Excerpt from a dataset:
○ ○ ○

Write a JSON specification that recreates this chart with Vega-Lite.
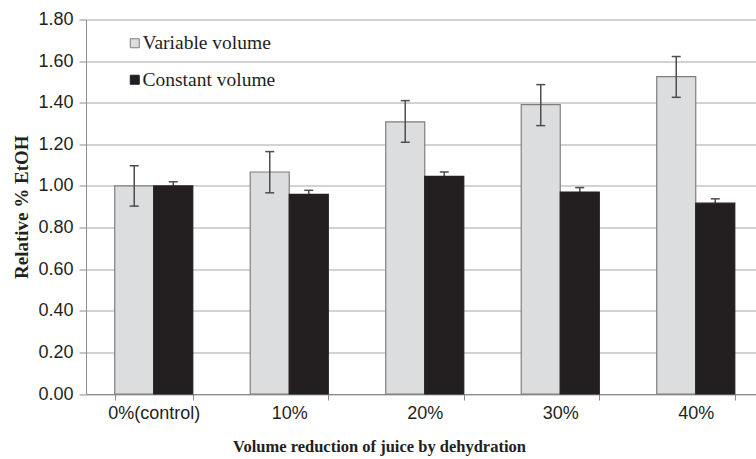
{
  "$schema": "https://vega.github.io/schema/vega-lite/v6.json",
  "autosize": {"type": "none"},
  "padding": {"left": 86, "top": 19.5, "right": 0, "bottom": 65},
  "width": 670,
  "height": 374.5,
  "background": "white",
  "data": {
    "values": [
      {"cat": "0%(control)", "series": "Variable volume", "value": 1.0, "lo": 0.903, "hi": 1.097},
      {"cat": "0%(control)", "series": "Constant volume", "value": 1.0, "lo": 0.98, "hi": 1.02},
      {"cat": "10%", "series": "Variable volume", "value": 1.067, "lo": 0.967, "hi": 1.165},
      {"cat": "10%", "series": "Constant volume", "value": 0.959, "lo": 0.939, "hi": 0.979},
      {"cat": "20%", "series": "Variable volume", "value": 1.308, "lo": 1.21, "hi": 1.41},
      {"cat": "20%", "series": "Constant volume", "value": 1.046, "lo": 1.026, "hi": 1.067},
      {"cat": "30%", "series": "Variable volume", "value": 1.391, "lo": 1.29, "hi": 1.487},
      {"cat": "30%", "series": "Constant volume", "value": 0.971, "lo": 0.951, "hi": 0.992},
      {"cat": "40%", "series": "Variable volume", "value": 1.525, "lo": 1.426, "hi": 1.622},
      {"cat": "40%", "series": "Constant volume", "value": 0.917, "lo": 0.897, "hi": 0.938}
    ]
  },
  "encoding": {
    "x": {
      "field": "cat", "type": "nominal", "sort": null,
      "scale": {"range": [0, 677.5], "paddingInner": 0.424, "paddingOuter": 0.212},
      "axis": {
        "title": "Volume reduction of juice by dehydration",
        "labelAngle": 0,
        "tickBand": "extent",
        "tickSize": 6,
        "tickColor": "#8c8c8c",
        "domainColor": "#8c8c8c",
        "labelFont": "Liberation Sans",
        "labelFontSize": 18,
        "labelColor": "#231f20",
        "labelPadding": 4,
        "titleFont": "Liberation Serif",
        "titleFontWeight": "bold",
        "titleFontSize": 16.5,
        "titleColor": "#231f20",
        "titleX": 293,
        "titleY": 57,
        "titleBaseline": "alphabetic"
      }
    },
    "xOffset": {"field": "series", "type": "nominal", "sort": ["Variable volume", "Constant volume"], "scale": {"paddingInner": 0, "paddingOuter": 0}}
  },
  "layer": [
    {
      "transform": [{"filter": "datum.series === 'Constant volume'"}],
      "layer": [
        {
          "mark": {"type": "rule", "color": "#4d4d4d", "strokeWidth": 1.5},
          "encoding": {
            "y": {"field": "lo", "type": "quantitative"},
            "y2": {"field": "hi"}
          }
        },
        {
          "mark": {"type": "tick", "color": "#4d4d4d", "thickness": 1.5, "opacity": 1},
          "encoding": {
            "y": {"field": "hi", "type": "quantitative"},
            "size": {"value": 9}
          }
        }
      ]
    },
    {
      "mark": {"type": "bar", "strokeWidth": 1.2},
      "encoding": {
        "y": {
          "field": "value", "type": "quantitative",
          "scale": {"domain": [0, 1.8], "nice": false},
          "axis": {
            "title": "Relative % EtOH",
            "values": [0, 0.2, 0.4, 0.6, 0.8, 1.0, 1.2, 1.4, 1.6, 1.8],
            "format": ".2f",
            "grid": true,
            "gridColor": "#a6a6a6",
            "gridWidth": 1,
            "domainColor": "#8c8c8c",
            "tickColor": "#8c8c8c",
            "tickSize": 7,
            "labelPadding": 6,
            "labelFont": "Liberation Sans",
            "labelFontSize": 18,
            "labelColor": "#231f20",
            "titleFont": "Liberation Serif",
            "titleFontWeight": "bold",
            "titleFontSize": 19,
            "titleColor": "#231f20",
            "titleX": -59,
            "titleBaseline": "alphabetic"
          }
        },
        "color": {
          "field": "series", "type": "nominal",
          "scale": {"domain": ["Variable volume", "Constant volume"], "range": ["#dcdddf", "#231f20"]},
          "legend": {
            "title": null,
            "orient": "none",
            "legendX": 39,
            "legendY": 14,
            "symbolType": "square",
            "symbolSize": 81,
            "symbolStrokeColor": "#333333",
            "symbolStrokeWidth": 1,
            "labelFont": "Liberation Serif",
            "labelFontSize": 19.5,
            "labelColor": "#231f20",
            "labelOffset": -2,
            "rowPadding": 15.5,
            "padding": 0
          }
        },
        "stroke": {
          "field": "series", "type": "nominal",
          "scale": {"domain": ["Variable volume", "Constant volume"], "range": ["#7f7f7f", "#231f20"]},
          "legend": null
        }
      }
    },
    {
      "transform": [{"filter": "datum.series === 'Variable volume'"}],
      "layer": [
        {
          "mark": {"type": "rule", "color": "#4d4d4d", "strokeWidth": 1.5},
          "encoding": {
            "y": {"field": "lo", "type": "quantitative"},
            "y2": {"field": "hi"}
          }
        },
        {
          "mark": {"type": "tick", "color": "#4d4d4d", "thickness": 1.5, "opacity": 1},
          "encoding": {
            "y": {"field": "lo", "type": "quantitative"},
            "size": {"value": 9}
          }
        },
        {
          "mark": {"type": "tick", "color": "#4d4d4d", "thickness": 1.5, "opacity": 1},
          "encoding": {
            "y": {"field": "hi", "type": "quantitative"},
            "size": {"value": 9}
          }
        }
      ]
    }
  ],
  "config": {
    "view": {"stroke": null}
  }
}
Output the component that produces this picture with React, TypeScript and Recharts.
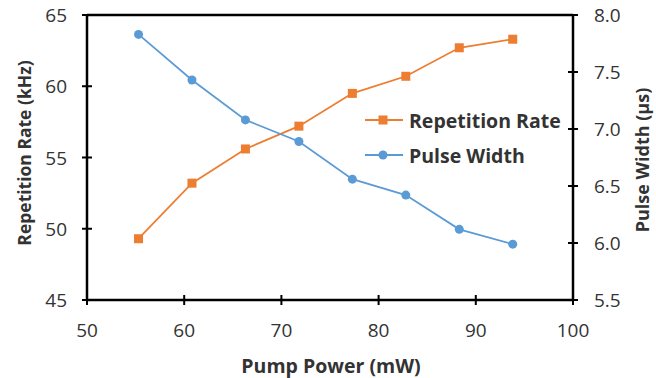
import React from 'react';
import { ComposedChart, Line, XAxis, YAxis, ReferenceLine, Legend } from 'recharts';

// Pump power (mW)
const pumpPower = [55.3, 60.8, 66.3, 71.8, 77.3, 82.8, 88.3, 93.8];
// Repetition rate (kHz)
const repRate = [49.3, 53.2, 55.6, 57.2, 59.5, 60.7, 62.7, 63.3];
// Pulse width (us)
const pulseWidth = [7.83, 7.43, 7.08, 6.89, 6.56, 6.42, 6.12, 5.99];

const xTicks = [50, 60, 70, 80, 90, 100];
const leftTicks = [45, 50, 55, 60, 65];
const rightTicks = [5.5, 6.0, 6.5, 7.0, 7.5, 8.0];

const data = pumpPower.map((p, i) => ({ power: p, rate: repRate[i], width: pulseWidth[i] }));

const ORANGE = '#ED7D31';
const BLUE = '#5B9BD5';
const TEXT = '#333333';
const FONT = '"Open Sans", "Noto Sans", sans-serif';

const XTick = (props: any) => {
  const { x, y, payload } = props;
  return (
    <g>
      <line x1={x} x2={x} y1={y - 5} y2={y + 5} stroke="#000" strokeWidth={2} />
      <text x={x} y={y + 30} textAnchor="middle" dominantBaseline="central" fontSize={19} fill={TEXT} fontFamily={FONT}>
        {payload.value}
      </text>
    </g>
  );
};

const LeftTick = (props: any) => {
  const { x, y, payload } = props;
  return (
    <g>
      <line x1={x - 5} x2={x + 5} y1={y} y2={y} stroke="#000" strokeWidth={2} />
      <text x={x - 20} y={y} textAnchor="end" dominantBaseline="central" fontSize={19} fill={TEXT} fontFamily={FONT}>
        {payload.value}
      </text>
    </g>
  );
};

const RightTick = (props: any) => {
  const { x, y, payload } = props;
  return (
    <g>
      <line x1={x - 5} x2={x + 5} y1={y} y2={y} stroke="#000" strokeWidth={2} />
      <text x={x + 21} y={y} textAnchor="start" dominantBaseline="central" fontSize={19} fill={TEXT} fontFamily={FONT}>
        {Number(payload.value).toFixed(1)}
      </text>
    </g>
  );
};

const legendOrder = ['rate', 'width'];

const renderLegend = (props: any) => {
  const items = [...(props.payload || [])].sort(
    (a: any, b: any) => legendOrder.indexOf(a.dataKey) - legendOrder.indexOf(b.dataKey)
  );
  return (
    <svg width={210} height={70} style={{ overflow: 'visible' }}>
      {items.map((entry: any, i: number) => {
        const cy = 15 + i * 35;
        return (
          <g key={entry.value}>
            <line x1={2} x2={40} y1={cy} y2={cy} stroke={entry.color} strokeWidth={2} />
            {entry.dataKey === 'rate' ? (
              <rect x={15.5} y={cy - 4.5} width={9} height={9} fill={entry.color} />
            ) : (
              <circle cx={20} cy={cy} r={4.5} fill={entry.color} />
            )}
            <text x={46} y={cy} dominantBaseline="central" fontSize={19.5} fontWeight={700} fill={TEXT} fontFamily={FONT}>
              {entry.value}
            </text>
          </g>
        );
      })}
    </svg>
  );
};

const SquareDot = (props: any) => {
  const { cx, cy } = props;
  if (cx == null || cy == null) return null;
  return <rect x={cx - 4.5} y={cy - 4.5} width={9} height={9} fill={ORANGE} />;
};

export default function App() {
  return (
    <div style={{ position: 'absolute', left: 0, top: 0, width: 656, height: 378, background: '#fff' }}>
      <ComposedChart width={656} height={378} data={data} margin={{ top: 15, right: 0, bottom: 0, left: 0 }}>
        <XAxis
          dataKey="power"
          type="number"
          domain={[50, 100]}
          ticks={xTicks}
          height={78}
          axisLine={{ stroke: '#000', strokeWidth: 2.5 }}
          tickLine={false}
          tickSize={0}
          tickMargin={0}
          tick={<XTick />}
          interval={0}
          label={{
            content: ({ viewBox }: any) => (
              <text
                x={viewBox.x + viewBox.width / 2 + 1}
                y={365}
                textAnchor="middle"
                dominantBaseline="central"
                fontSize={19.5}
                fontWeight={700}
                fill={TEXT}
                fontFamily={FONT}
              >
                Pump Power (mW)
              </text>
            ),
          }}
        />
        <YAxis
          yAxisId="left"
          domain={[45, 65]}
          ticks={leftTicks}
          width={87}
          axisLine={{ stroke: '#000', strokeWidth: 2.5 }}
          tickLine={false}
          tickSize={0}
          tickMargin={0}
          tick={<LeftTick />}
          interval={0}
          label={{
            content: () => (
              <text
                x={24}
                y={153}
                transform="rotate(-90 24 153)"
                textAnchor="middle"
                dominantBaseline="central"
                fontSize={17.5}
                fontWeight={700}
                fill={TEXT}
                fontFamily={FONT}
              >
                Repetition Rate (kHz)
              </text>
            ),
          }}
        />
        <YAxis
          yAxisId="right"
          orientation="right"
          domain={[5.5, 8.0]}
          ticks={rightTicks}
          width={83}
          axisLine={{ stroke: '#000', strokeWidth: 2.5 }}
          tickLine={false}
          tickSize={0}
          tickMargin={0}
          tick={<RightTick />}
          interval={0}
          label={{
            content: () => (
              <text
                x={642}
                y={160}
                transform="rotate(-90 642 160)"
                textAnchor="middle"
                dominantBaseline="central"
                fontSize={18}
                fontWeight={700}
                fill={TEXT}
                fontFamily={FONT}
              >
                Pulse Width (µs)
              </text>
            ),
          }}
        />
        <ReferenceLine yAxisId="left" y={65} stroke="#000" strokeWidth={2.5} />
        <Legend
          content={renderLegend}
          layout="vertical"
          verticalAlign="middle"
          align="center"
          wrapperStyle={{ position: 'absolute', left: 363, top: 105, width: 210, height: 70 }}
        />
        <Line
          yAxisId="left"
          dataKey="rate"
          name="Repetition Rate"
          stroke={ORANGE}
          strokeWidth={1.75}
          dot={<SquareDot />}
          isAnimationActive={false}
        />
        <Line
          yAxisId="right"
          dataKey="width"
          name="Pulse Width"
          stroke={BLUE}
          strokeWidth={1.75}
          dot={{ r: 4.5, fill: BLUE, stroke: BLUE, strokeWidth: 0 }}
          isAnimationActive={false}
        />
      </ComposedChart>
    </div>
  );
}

○ ○ ○

→ What needs to be done: Keep the images out of the copy. Repeat word for word only the lines from the one containing "Output the component" through the one containing "YAxis, ReferenceLine, Legend", both ends included.

→ Task solution:
Output the component that produces this picture with React, TypeScript and Recharts.
import React from 'react';
import { ComposedChart, Line, XAxis, YAxis, ReferenceLine, Legend } from 'recharts';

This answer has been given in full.